**Work to be completed**
Look below for the line containing "Write the TikZ code for this diagram."; from there through the line containing "plus 1pt minus", both lines included, please set down each line exactly and nothing else.
* * *
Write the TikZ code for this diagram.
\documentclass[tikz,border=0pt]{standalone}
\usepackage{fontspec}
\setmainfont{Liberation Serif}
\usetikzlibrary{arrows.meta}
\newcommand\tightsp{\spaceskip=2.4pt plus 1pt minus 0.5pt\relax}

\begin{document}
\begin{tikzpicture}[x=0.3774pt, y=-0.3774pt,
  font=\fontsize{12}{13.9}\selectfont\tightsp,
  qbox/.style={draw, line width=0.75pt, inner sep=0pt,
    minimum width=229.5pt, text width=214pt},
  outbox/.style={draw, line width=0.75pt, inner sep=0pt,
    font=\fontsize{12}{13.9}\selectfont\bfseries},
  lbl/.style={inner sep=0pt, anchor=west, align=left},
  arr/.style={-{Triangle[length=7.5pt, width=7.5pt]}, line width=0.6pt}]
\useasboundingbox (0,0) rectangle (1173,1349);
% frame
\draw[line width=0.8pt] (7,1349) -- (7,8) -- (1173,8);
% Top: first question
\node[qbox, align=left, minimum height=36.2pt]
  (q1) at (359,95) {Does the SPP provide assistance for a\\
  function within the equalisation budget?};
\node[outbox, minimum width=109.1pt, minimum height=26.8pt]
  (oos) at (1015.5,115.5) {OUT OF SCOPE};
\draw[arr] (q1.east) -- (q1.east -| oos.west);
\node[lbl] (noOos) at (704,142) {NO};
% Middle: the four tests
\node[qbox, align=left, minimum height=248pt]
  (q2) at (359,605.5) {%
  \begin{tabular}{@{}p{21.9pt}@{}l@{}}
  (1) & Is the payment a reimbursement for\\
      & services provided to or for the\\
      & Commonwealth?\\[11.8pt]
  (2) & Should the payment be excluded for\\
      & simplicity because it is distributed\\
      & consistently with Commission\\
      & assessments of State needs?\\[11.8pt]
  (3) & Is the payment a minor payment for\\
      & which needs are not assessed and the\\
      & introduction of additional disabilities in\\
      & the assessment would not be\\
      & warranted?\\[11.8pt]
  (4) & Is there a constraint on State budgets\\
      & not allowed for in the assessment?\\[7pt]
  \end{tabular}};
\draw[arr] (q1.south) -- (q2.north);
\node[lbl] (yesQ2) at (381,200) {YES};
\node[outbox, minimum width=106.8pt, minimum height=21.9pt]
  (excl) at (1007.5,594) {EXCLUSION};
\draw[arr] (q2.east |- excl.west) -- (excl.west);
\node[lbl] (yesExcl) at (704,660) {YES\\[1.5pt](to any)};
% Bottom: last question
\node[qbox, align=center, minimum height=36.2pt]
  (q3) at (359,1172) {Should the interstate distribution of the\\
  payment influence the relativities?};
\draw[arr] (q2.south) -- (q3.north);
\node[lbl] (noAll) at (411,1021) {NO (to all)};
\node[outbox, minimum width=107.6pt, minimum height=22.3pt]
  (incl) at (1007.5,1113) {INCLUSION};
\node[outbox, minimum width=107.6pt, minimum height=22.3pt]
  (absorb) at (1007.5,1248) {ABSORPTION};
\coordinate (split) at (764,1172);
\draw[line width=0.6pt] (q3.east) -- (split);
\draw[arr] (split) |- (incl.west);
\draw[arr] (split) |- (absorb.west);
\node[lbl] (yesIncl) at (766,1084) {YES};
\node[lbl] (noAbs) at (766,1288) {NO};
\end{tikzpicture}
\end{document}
* * *
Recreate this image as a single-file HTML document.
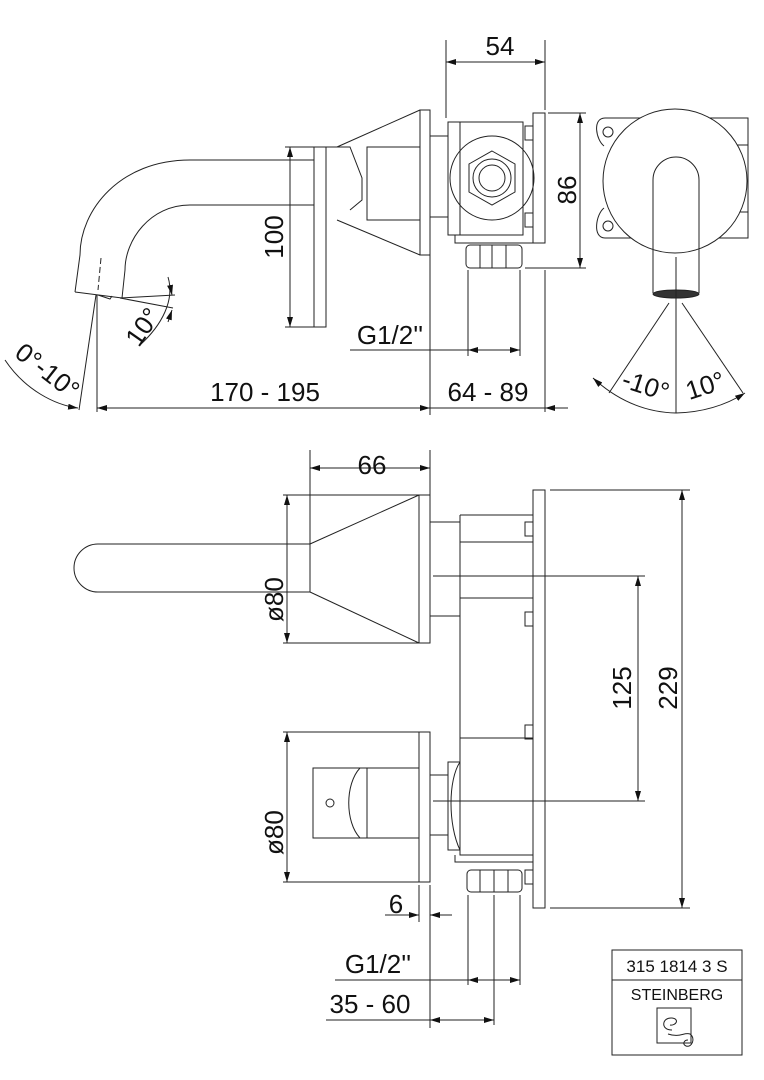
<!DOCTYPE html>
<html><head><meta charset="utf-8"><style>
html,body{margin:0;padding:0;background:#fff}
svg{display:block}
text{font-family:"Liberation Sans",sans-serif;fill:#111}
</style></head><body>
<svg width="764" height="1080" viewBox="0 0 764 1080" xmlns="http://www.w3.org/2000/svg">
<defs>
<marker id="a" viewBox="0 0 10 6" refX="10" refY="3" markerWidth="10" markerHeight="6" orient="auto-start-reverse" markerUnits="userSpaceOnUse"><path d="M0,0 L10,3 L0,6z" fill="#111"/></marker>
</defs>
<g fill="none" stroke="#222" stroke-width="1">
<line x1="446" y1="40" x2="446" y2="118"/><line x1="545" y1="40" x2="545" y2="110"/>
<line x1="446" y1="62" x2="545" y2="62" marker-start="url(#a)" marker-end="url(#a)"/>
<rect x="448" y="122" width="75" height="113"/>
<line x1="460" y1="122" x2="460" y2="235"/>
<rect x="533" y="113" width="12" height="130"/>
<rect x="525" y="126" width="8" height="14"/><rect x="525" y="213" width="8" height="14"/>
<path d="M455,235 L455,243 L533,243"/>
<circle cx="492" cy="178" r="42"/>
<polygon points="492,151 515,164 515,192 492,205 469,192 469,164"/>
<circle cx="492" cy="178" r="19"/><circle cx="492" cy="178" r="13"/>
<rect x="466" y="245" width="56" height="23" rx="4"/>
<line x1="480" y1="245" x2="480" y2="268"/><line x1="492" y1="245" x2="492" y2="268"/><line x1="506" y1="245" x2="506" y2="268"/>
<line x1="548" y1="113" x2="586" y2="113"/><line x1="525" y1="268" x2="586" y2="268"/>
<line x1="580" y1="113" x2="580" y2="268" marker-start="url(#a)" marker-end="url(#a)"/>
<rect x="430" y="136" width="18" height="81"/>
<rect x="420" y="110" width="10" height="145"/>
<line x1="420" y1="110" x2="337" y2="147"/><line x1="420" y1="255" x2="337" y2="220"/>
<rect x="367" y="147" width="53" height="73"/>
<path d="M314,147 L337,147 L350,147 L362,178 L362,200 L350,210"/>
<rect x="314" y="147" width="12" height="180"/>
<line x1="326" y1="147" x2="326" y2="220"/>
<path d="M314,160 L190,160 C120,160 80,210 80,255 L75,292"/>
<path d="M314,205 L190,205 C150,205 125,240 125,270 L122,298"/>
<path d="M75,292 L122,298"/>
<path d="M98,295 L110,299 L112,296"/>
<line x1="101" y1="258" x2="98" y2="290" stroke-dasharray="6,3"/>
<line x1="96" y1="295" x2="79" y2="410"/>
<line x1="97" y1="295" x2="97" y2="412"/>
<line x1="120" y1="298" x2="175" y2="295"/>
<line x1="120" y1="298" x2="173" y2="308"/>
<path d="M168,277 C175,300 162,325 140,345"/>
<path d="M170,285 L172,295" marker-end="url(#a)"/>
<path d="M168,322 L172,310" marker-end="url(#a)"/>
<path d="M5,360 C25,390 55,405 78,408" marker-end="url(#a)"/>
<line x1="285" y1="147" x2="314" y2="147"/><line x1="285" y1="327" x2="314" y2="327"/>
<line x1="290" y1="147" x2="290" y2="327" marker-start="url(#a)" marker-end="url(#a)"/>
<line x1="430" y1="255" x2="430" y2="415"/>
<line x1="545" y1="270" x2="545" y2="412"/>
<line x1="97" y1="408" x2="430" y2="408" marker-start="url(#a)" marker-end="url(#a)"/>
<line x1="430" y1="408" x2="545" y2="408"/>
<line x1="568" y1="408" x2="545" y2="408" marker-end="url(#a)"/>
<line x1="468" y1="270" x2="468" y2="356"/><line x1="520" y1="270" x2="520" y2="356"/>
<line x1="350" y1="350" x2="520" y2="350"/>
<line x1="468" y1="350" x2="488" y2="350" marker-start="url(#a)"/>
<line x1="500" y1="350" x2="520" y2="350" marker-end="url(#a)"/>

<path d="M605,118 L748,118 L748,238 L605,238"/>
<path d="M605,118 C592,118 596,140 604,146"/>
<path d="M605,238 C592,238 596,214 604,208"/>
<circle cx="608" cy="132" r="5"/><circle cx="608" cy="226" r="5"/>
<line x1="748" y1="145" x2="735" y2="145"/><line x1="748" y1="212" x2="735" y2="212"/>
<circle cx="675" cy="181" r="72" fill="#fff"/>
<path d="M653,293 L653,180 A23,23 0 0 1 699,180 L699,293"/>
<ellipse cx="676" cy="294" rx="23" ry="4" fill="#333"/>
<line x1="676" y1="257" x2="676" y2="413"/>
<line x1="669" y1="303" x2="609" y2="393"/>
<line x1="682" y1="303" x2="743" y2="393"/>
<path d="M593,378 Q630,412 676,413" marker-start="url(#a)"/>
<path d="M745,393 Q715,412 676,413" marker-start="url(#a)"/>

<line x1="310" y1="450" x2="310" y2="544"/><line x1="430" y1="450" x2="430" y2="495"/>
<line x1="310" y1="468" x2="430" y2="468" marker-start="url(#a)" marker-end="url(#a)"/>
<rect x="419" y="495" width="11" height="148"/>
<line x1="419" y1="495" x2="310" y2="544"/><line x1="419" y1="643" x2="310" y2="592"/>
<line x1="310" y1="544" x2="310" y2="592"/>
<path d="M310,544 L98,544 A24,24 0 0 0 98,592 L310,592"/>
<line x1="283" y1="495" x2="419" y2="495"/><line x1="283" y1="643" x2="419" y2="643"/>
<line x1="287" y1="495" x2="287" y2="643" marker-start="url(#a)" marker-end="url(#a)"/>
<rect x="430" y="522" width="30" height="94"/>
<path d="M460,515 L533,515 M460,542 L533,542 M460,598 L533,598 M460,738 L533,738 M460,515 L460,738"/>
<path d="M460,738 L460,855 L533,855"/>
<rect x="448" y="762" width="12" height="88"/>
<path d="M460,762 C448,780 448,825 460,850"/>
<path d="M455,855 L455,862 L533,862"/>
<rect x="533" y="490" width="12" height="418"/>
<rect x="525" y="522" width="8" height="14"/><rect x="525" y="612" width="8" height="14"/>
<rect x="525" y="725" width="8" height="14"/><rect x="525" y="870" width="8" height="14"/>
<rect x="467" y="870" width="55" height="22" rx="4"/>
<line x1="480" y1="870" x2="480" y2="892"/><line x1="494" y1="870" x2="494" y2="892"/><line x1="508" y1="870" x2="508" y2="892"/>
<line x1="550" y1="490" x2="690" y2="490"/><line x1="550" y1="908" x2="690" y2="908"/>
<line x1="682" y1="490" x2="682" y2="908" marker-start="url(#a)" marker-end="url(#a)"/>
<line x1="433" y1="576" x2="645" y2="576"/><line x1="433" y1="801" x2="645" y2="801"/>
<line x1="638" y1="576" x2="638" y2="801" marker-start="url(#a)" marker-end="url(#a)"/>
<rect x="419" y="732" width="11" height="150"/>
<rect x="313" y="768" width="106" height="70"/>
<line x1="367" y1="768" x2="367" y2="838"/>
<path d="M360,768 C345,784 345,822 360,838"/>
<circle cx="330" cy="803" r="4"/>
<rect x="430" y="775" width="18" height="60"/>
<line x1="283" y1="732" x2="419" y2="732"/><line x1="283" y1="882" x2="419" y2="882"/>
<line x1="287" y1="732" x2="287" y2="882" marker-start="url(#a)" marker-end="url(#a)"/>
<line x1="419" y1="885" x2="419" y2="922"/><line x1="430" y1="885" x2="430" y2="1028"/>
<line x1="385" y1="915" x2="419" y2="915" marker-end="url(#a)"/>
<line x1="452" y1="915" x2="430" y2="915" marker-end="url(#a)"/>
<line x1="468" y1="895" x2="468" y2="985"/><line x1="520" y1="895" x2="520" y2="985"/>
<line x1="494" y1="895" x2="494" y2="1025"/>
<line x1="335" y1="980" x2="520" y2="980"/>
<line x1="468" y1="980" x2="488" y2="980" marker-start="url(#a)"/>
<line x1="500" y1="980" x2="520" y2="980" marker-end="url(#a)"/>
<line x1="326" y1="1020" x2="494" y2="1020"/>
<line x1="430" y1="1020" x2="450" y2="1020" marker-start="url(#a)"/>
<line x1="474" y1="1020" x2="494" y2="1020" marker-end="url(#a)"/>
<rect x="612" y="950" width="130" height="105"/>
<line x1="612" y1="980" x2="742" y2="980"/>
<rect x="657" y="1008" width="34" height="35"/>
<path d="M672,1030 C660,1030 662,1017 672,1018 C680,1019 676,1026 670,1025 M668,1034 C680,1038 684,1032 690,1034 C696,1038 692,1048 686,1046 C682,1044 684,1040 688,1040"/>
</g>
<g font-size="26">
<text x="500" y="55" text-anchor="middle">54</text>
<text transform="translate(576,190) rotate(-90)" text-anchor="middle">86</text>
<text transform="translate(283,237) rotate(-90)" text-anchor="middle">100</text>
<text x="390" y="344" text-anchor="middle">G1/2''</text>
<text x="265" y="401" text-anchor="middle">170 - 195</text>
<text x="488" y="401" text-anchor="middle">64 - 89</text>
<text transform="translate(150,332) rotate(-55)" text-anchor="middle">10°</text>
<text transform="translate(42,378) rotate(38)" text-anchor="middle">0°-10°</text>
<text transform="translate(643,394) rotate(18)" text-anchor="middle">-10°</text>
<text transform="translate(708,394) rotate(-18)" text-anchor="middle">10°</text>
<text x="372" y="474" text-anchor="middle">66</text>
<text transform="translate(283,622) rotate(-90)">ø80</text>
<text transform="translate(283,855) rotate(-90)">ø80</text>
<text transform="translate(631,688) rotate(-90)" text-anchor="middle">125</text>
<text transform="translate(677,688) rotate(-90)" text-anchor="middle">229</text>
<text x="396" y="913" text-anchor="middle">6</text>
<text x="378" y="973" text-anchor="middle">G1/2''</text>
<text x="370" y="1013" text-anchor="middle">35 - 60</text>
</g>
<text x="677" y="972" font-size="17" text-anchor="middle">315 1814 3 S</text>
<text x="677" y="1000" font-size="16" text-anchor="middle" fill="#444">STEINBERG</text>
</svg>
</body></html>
* * *
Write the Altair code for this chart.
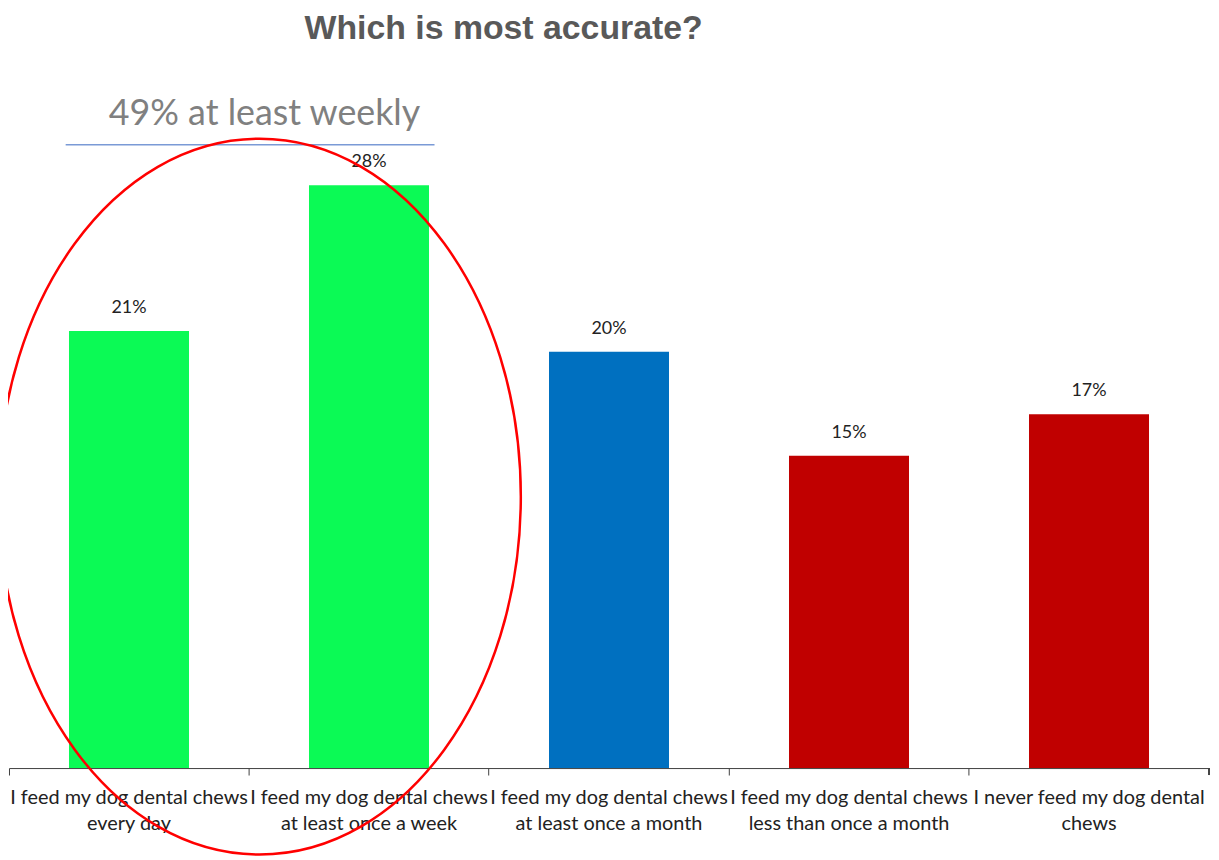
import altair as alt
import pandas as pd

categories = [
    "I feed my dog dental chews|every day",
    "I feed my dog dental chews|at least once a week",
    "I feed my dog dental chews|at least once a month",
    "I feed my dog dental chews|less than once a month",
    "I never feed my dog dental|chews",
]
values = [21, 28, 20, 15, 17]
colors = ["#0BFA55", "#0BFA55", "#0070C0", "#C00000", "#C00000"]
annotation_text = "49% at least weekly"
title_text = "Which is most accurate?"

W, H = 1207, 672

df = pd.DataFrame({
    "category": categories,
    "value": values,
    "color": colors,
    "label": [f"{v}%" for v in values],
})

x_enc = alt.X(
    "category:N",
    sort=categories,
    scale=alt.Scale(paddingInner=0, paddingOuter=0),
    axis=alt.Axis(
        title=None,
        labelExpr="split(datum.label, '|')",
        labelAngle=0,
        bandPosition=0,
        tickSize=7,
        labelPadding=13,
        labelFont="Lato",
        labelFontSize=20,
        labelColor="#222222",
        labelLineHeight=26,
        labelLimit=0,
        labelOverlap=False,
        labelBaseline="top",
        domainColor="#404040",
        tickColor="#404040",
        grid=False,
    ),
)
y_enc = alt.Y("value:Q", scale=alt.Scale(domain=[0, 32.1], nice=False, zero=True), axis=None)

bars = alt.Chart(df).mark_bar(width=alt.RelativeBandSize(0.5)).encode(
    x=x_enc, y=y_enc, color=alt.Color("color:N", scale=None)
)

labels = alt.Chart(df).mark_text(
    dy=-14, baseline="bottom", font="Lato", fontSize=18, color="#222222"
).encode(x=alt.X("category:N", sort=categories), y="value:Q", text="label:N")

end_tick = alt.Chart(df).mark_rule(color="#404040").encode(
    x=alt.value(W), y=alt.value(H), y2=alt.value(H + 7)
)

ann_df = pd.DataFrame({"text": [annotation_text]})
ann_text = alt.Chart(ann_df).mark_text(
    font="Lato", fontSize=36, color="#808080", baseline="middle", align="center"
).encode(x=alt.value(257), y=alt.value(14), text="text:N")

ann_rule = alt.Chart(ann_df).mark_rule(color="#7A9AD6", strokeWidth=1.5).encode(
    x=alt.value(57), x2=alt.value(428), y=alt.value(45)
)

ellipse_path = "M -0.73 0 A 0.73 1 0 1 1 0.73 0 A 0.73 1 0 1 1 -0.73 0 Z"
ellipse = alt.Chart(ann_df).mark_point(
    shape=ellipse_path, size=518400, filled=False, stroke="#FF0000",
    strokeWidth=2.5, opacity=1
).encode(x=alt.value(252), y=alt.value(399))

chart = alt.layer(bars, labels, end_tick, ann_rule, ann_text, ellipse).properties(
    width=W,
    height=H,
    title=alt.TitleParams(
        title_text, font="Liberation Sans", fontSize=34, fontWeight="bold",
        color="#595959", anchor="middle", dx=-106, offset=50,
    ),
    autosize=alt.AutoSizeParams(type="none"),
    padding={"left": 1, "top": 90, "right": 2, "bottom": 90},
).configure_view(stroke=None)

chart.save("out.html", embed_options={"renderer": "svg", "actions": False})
* * *
**Written response**
Write the TikZ code for this diagram.
\documentclass[tikz,border=0pt]{standalone}
\usepackage{fontspec}
\setmainfont{Liberation Serif}
\usetikzlibrary{arrows.meta}
\newcommand\tightsp{\spaceskip=2.4pt plus 1pt minus 0.5pt\relax}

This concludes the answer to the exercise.